* [The problem] Quote from the first line below through the line that contains "const purpleLine = [[0.1741,0.0050],[0.7347,0.2653]];", both included, and leave the pictures out.

* [Supplied data]
★ ★ ★ ★ ★
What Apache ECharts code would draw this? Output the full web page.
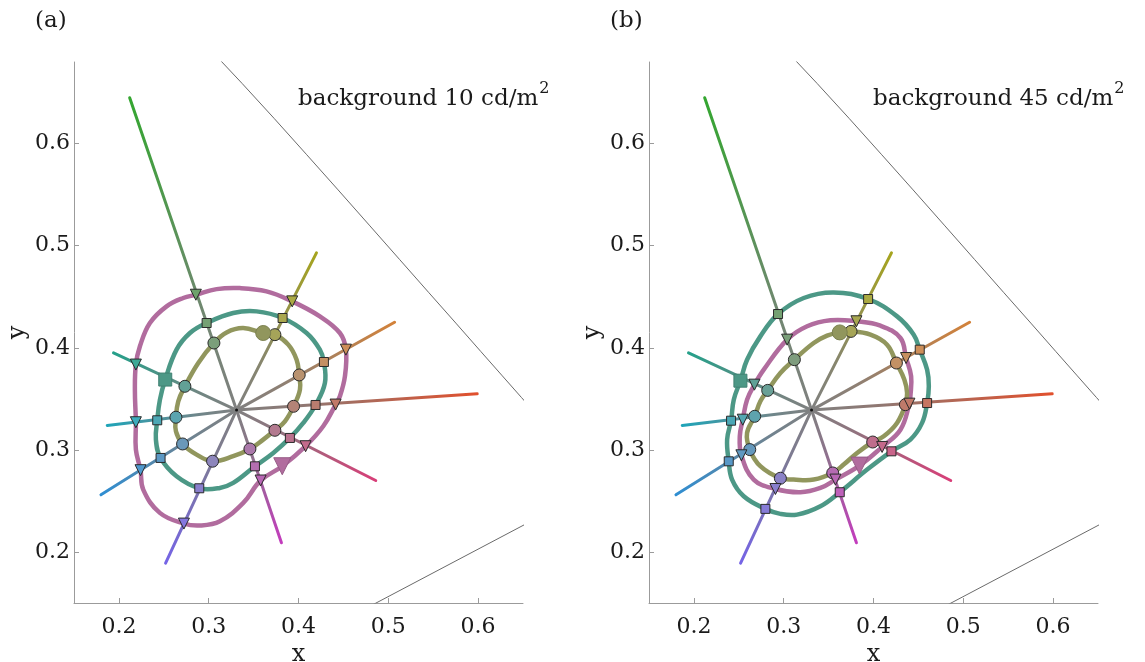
<!DOCTYPE html>
<html><head><meta charset="utf-8">
<script src="https://cdn.jsdelivr.net/npm/echarts@6/dist/echarts.min.js"></script>
<style>html,body{margin:0;padding:0;background:#fff}#chart{width:1145px;height:662px}</style>
</head><body><div id="chart"></div>
<script>
// ---------- data ----------
const xTicks = [0.2, 0.3, 0.4, 0.5, 0.6];
const yTicks = [0.2, 0.3, 0.4, 0.5, 0.6];
const panelLabels = ['(a)', '(b)'];
const backgroundLums = ['10', '45'];
const whitePoint = [0.331, 0.339];
// ray end points (same directions in both panels): green, olive, orange, red, pink, magenta, purple, blue, cyan, teal
const rayEnds = [[0.212,0.645],[0.420,0.493],[0.507,0.425],[0.599,0.355],[0.486,0.270],[0.381,0.209],[0.252,0.189],[0.180,0.256],[0.187,0.324],[0.194,0.395]];
const rayColors = ['#34a630','#a6a41e','#d3823a','#e1502d','#d83e78','#c33cbd','#7564e6','#2f8ed2','#1fa4b8','#25a08a'];
// CIE 1931 spectral locus 540-610 nm and purple line
const spectralLocus = [[0.2296,0.7543],[0.2658,0.7243],[0.3016,0.6923],[0.3373,0.6589],[0.3731,0.6245],[0.4087,0.5896],[0.4441,0.5547],[0.4788,0.5202],[0.5125,0.4866],[0.5448,0.4544],[0.5752,0.4242],[0.6029,0.3965],[0.6270,0.3725],[0.6482,0.3514],[0.6658,0.3340]];
const purpleLine = [[0.1741,0.0050],[0.7347,0.2653]];

// panel (a): background 10 cd/m2
const aCircles = [[0.3058,0.4047],[0.3737,0.4129],[0.4008,0.3734],[0.3945,0.3427],[0.3737,0.3192],[0.3459,0.3009],[0.3043,0.2889],[0.2709,0.3058],[0.2635,0.3320],[0.2735,0.3623]];
const aSquares = [[0.2977,0.4243],[0.3823,0.4292],[0.4283,0.3861],[0.4190,0.3440],[0.3904,0.3117],[0.3515,0.2839],[0.2895,0.2624],[0.2464,0.2921],[0.2427,0.3290],null];
const aTriangles = [[0.2857,0.4520],[0.3930,0.4455],[0.4528,0.3982],[0.4413,0.3444],[0.4079,0.3036],[0.3578,0.2700],[0.2724,0.2278],[0.2241,0.2801],[0.2189,0.3271],[0.2189,0.3836]];
const aBig = {circle:[0.3607,0.4145], square:[0.2516,0.3689], triangle:[0.3819,0.2840]};
const aInner = [[0.3058,0.4047],[0.3199,0.4151],[0.3384,0.4194],[0.3607,0.4145],[0.3737,0.4129],[0.3886,0.4031],[0.3979,0.3884],[0.4008,0.3734],[0.4016,0.3590],[0.3945,0.3427],[0.3849,0.3280],[0.3737,0.3192],[0.3607,0.3101],[0.3459,0.3009],[0.3273,0.2938],[0.3043,0.2889],[0.2865,0.2954],[0.2709,0.3058],[0.2635,0.3182],[0.2635,0.3320],[0.2661,0.3476],[0.2735,0.3623],[0.2884,0.3852]];
const aMiddle = [[0.2977,0.4243],[0.3273,0.4341],[0.3533,0.4357],[0.3823,0.4292],[0.4090,0.4145],[0.4238,0.3982],[0.4283,0.3861],[0.4294,0.3655],[0.4190,0.3440],[0.4053,0.3264],[0.3904,0.3117],[0.3719,0.2970],[0.3515,0.2839],[0.3273,0.2676],[0.3124,0.2627],[0.2895,0.2624],[0.2642,0.2741],[0.2464,0.2921],[0.2412,0.3101],[0.2427,0.3290],[0.2457,0.3493],[0.2516,0.3689],[0.2642,0.3982],[0.2791,0.4145]];
const aOuter = [[0.2857,0.4520],[0.3088,0.4575],[0.3347,0.4585],[0.3644,0.4553],[0.3930,0.4455],[0.4238,0.4308],[0.4461,0.4145],[0.4528,0.3982],[0.4517,0.3721],[0.4461,0.3525],[0.4413,0.3444],[0.4275,0.3231],[0.4079,0.3036],[0.3819,0.2840],[0.3578,0.2700],[0.3385,0.2481],[0.3125,0.2301],[0.2902,0.2259],[0.2724,0.2278],[0.2456,0.2383],[0.2271,0.2611],[0.2241,0.2801],[0.2189,0.3003],[0.2189,0.3271],[0.2178,0.3591],[0.2189,0.3836],[0.2234,0.4015],[0.2345,0.4243],[0.2531,0.4406],[0.2716,0.4488]];

// panel (b): background 45 cd/m2
const bCircles = [[0.3119,0.3884],[0.3750,0.4161],[0.4255,0.3851],[0.4355,0.3443],[0.3991,0.3077],[0.3546,0.2774],[0.2963,0.2722],[0.2622,0.3003],[0.2677,0.3329],[0.2822,0.3583]];
const bTriangles = [[0.3038,0.4080],[0.3810,0.4260],[0.4363,0.3900],[0.4400,0.3453],[0.4096,0.3029],[0.3576,0.2709],[0.2908,0.2617],[0.2529,0.2947],[0.2544,0.3296],[0.2674,0.3639]];
const bSquares = [[0.2937,0.4331],[0.3940,0.4478],[0.4515,0.3982],[0.4597,0.3459],[0.4200,0.2986],[0.3624,0.2585],[0.2796,0.2422],[0.2388,0.2888],[0.2414,0.3286],null];
const bBig = {circle:[0.3624,0.4151], square:[0.2518,0.3678], triangle:[0.3844,0.2846]};
const bInner = [[0.2822,0.3583],[0.2963,0.3753],[0.3119,0.3884],[0.3334,0.4047],[0.3483,0.4119],[0.3624,0.4151],[0.3750,0.4161],[0.3966,0.4129],[0.4151,0.4031],[0.4255,0.3851],[0.4344,0.3688],[0.4374,0.3557],[0.4355,0.3443],[0.4262,0.3264],[0.4114,0.3133],[0.3991,0.3077],[0.3817,0.2970],[0.3668,0.2856],[0.3546,0.2774],[0.3334,0.2709],[0.3111,0.2709],[0.2963,0.2722],[0.2740,0.2840],[0.2622,0.3003],[0.2592,0.3166],[0.2677,0.3329],[0.2740,0.3476]];
const bMiddle = [[0.2674,0.3639],[0.2778,0.3786],[0.3038,0.4080],[0.3261,0.4211],[0.3520,0.4270],[0.3810,0.4260],[0.4077,0.4217],[0.4300,0.4096],[0.4363,0.3900],[0.4419,0.3721],[0.4411,0.3525],[0.4400,0.3453],[0.4300,0.3198],[0.4096,0.3029],[0.3844,0.2846],[0.3576,0.2709],[0.3409,0.2627],[0.3186,0.2585],[0.2908,0.2617],[0.2666,0.2709],[0.2529,0.2947],[0.2511,0.3133],[0.2544,0.3296],[0.2592,0.3492]];
const bOuter = [[0.2518,0.3678],[0.2592,0.3883],[0.2740,0.4112],[0.2937,0.4331],[0.3223,0.4488],[0.3557,0.4543],[0.3940,0.4478],[0.4263,0.4308],[0.4448,0.4129],[0.4515,0.3982],[0.4597,0.3786],[0.4616,0.3623],[0.4597,0.3459],[0.4541,0.3264],[0.4411,0.3101],[0.4200,0.2986],[0.3929,0.2807],[0.3624,0.2585],[0.3409,0.2448],[0.3149,0.2366],[0.2963,0.2373],[0.2796,0.2422],[0.2555,0.2546],[0.2425,0.2709],[0.2388,0.2888],[0.2370,0.3101],[0.2414,0.3286],[0.2444,0.3492]];

// ---------- styling helpers ----------
const OLIVE = '#91965d', TEAL = '#4c9886', PINK = '#b16c9e';
const SERIF = "'DejaVu Serif', 'Liberation Serif', serif";
function hex2rgb(h){h=h.replace('#','');return [0,2,4].map(k=>parseInt(h.substr(k,2),16));}
function mixHex(a,b,t){const A=hex2rgb(a),B=hex2rgb(b);return '#'+A.map((v,k)=>Math.round(v+(B[k]-v)*t).toString(16).padStart(2,'0')).join('');}
function markerFill(i,q){
  const e=rayEnds[i];
  const L=Math.hypot(e[0]-whitePoint[0],e[1]-whitePoint[1]);
  const d=Math.hypot(q[0]-whitePoint[0],q[1]-whitePoint[1]);
  const f=Math.min(1,0.12+1.05*d/L);
  return mixHex(mixHex('#8a8a8a',rayColors[i],f),'#ffffff',0.1);
}

const grids=[{left:74,top:62,width:449,height:541,outerBoundsMode:'none',containLabel:false},
             {left:649,top:62,width:449,height:541,outerBoundsMode:'none',containLabel:false}];

function axisCommon(ticks, name, gap, margin){
  return {
    type:'value', name:name, nameLocation:'middle', nameGap:gap,
    nameTextStyle:{fontFamily:SERIF,fontSize:24,color:'#1a1a1a'},
    axisLine:{show:true,onZero:false,lineStyle:{color:'#9b9b9b',width:1}},
    axisTick:{show:true,inside:true,length:5,customValues:ticks,lineStyle:{color:'#9b9b9b'}},
    axisLabel:{customValues:ticks,fontFamily:SERIF,fontSize:22,color:'#1a1a1a',margin:margin,formatter:v=>v.toFixed(1)},
    splitLine:{show:false}
  };
}

function raySeries(p){
  return {type:'custom',xAxisIndex:p,yAxisIndex:p,z:2,silent:true,
    data:rayEnds.map((e,i)=>[e[0],e[1],i]),
    renderItem:(params,api)=>{
      const i=api.value(2), e=rayEnds[i];
      const c0=api.coord(whitePoint), c1=api.coord(e);
      return {type:'line',shape:{x1:c0[0],y1:c0[1],x2:c1[0],y2:c1[1]},
        style:{stroke:new echarts.graphic.LinearGradient(c0[0],c0[1],c1[0],c1[1],[
          {offset:0,color:'#808080'},{offset:0.3,color:mixHex('#808080',rayColors[i],0.18)},{offset:1,color:rayColors[i]}],true),
          lineWidth:3,lineCap:'round'}};
    }};
}
function contourSeries(p,pts,color,w){
  return {type:'custom',xAxisIndex:p,yAxisIndex:p,z:3,silent:true,
    data:[pts[0]],
    renderItem:(params,api)=>({type:'polygon',shape:{points:pts.map(q=>api.coord(q)),smooth:0.4},
      style:{fill:'none',stroke:color,lineWidth:w}})};
}
function markerSeries(p,pts,symbol,size,rotate){
  const data=[];
  pts.forEach((q,i)=>{ if(q) data.push({value:q,itemStyle:{color:markerFill(i,q)}}); });
  return {type:'scatter',xAxisIndex:p,yAxisIndex:p,z:5,silent:true,symbol:symbol,symbolSize:size,symbolRotate:rotate||0,
    itemStyle:{borderColor:'#2b2b2b',borderWidth:1,opacity:1},data:data};
}
function bigSeries(p,pt,symbol,size,color,rotate){
  return {type:'scatter',xAxisIndex:p,yAxisIndex:p,z:6,silent:true,symbol:symbol,symbolSize:size,symbolRotate:rotate||0,
    itemStyle:{color:color,borderColor:mixHex(color,'#000000',0.15),borderWidth:1,opacity:1},data:[pt]};
}
function boundarySeries(p,pts){
  return {type:'line',xAxisIndex:p,yAxisIndex:p,z:1,silent:true,showSymbol:false,symbol:'none',clip:true,
    lineStyle:{color:'#6a6a6a',width:1},data:pts};
}

const panels=[
  {inner:aInner,middle:aMiddle,outer:aOuter,innerC:OLIVE,middleC:TEAL,outerC:PINK,circles:aCircles,squares:aSquares,triangles:aTriangles,big:aBig},
  {inner:bInner,middle:bMiddle,outer:bOuter,innerC:OLIVE,middleC:PINK,outerC:TEAL,circles:bCircles,squares:bSquares,triangles:bTriangles,big:bBig}
];

const series=[];
panels.forEach((P,p)=>{
  series.push(boundarySeries(p,spectralLocus));
  series.push(boundarySeries(p,purpleLine));
  series.push(raySeries(p));
  series.push(contourSeries(p,P.outer,P.outerC,4.5));
  series.push(contourSeries(p,P.middle,P.middleC,4.5));
  series.push(contourSeries(p,P.inner,P.innerC,4.5));
  series.push({type:'scatter',xAxisIndex:p,yAxisIndex:p,z:4,silent:true,symbolSize:3,itemStyle:{color:'#111',opacity:1},data:[whitePoint]});
  series.push(markerSeries(p,P.circles,'circle',12));
  series.push(markerSeries(p,P.squares,'rect',9));
  series.push(markerSeries(p,P.triangles,'triangle',11,180));
  series.push(bigSeries(p,P.big.circle,'circle',15,OLIVE));
  series.push(bigSeries(p,P.big.square,'rect',13,TEAL));
  series.push(bigSeries(p,P.big.triangle,'triangle',17,PINK,180));
});

const graphics=[];
grids.forEach((g,p)=>{
  graphics.push({type:'text',left:g.left-39,top:10,style:{text:panelLabels[p],font:'23px '+SERIF,fill:'#1a1a1a'}});
  graphics.push({type:'text',x:g.left+224,y:96,style:{
    text:'{t|background '+backgroundLums[p]+' cd/m}{s|2}',
    verticalAlign:'middle',
    rich:{t:{fontFamily:SERIF,fontSize:23,fill:'#1a1a1a',color:'#1a1a1a',lineHeight:30,verticalAlign:'bottom'},
          s:{fontFamily:SERIF,fontSize:16,fill:'#1a1a1a',color:'#1a1a1a',lineHeight:30,verticalAlign:'top',padding:[0,0,0,1]}}}});
});

const chart=echarts.init(document.getElementById('chart'),null,{renderer:'canvas'});
chart.setOption({
  animation:false,
  backgroundColor:'#ffffff',
  grid:grids,
  xAxis:grids.map((g,p)=>Object.assign(axisCommon(xTicks,'x',34,13),{gridIndex:p,min:0.15,max:0.65})),
  yAxis:grids.map((g,p)=>Object.assign(axisCommon(yTicks,'y',44,4),{gridIndex:p,min:0.15,max:0.68})),
  graphic:graphics,
  series:series
});
</script></body></html>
★ ★ ★ ★ ★
* [Output for this exercise]
What Apache ECharts code would draw this? Output the full web page.
<!DOCTYPE html>
<html><head><meta charset="utf-8">
<script src="https://cdn.jsdelivr.net/npm/echarts@6/dist/echarts.min.js"></script>
<style>html,body{margin:0;padding:0;background:#fff}#chart{width:1145px;height:662px}</style>
</head><body><div id="chart"></div>
<script>
// ---------- data ----------
const xTicks = [0.2, 0.3, 0.4, 0.5, 0.6];
const yTicks = [0.2, 0.3, 0.4, 0.5, 0.6];
const panelLabels = ['(a)', '(b)'];
const backgroundLums = ['10', '45'];
const whitePoint = [0.331, 0.339];
// ray end points (same directions in both panels): green, olive, orange, red, pink, magenta, purple, blue, cyan, teal
const rayEnds = [[0.212,0.645],[0.420,0.493],[0.507,0.425],[0.599,0.355],[0.486,0.270],[0.381,0.209],[0.252,0.189],[0.180,0.256],[0.187,0.324],[0.194,0.395]];
const rayColors = ['#34a630','#a6a41e','#d3823a','#e1502d','#d83e78','#c33cbd','#7564e6','#2f8ed2','#1fa4b8','#25a08a'];
// CIE 1931 spectral locus 540-610 nm and purple line
const spectralLocus = [[0.2296,0.7543],[0.2658,0.7243],[0.3016,0.6923],[0.3373,0.6589],[0.3731,0.6245],[0.4087,0.5896],[0.4441,0.5547],[0.4788,0.5202],[0.5125,0.4866],[0.5448,0.4544],[0.5752,0.4242],[0.6029,0.3965],[0.6270,0.3725],[0.6482,0.3514],[0.6658,0.3340]];
const purpleLine = [[0.1741,0.0050],[0.7347,0.2653]];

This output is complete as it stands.